Publication date: April 2020
Source: Journal of Environmental Psychology, Volume 68
Author(s): Kristin Hurst, Marc J. Stern
Abstract
Divisions between political Liberals and Conservatives on environmental issues seem to be widening, with Liberals generally more pro-environmental than Conservatives. We propose that common framing of environmental messages tends to perpetuate these gaps. We designed two experiments to examine this assumption and explore the prospects of narrowing these divisions using communication based on moral foundations theory. Moral foundations theory posits that there are at least five universal moral concerns that people intuitively use to form judgments. Research has found that political Liberals in the United States tend to base their judgments and communication on only two of these foundations, while Conservatives stress all five. We crafted two pro-environmental messages, one framed using liberal moral language (based on the two liberal moral foundations), the other using conservative moral language (based on all five moral foundations). Through survey research using two separate samples, we compared how political partisans responded to the messages when they were communicated from a liberal, conservative or nonpartisan message source.

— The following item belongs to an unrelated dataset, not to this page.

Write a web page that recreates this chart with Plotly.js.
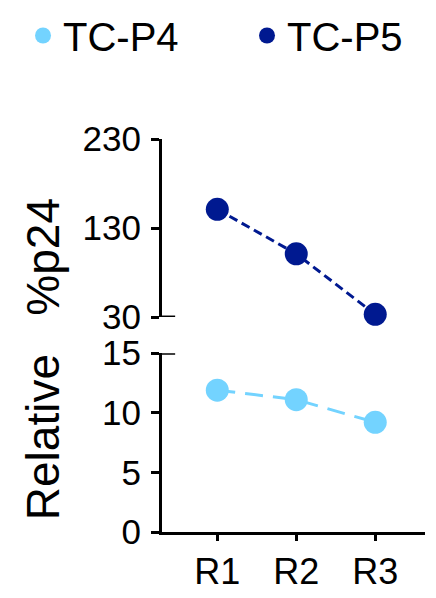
<!DOCTYPE html>
<html>
<head>
<meta charset="utf-8">
<script src="https://cdn.plot.ly/plotly-3.0.1.min.js"></script>
<style>html,body{margin:0;padding:0;background:#fff;}#chart{width:436px;height:598px;}</style>
</head>
<body>
<div id="chart"></div>
<script>
// Data
const categories = ["R1", "R2", "R3"];
const tcP4 = [11.9, 11.1, 9.2];
const tcP5 = [151, 101, 33];
const seriesNames = ["TC-P4", "TC-P5"];
const lowerTicks = [0, 5, 10, 15];
const upperTicks = [30, 130, 230];
const axisTitle = "Relative\u00a0\u00a0\u00a0%p24";

const FONT = "Liberation Sans, Arial, Helvetica, sans-serif";
const light = "#73D3FF";
const dark = "#001990";

const traces = [
  {
    x: categories, y: tcP4, name: seriesNames[0], type: "scatter", mode: "lines+markers",
    xaxis: "x", yaxis: "y", showlegend: false, cliponaxis: false,
    line: {color: light, width: 3, dash: "18px,10px"},
    marker: {color: light, size: 23}
  },
  {
    x: categories, y: tcP5, name: seriesNames[1], type: "scatter", mode: "lines+markers",
    xaxis: "x", yaxis: "y2", showlegend: false, cliponaxis: false,
    line: {color: dark, width: 3, dash: "9px,5px"},
    marker: {color: dark, size: 23}
  },
  // legend entries (markers only, as in the reference legend)
  {
    x: [null], y: [null], name: seriesNames[0], type: "scatter", mode: "markers",
    xaxis: "x", yaxis: "y", legend: "legend", showlegend: true,
    marker: {color: light, size: 23}
  },
  {
    x: [null], y: [null], name: seriesNames[1], type: "scatter", mode: "markers",
    xaxis: "x", yaxis: "y2", legend: "legend2", showlegend: true,
    marker: {color: dark, size: 23}
  }
];

const axisCommon = {
  showline: true, linecolor: "#000", linewidth: 3,
  ticks: "outside", ticklen: 8, tickwidth: 3, tickcolor: "#000",
  showgrid: false, zeroline: false,
  tickfont: {family: FONT, size: 35, color: "#000"}
};

const legendCommon = {
  orientation: "h", xanchor: "left", y: 1.346, yanchor: "top",
  font: {family: FONT, size: 40, color: "#000"},
  itemsizing: "trace", bgcolor: "rgba(0,0,0,0)"
};

const layout = {
  width: 436, height: 598,
  margin: {l: 162, r: 11, t: 139, b: 66, autoexpand: false},
  paper_bgcolor: "#fff", plot_bgcolor: "#fff",
  showlegend: true,
  legend: Object.assign({}, legendCommon, {x: -0.5285}),
  legend2: Object.assign({}, legendCommon, {x: 0.3232}),
  xaxis: Object.assign({}, axisCommon, {
    type: "category", range: [-0.7, 2.63], anchor: "y", ticklen: 6,
    tickfont: {family: FONT, size: 36, color: "#000"}
  }),
  yaxis: Object.assign({}, axisCommon, {
    domain: [0, 0.455], range: [0, 15], tickvals: lowerTicks, anchor: "x", ticklabelstandoff: 3
  }),
  yaxis2: Object.assign({}, axisCommon, {
    domain: [0.547, 1], range: [30, 230], tickvals: upperTicks, anchor: "x", ticklabelstandoff: 3
  }),
  annotations: [{
    text: axisTitle, textangle: -90, showarrow: false,
    xref: "paper", yref: "paper", x: -0.452, y: 0.44, xanchor: "center", yanchor: "middle",
    font: {family: FONT, size: 46, color: "#000"}
  }],
  shapes: [
    {type: "line", xref: "paper", yref: "y2", x0: 0, x1: 0.05, y0: 30, y1: 30, line: {color: "#000", width: 3}},
    {type: "line", xref: "paper", yref: "y", x0: 0, x1: 0.05, y0: 15, y1: 15, line: {color: "#000", width: 3}}
  ]
};

Plotly.newPlot("chart", traces, layout, {staticPlot: true, displayModeBar: false});
</script>
</body>
</html>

We found that the conservatively framed message resonated more with Conservatives than the liberally framed message, especially when combined with a conservative message source. Further, the conservatively framed message did not alienate liberal participants, even when combined with a conservative source. Thus, combining conservative framing (based on all five moral foundations) and conservative message sources in environmental messaging is likely to be more persuasive than relying on traditional liberal messaging or liberal sources.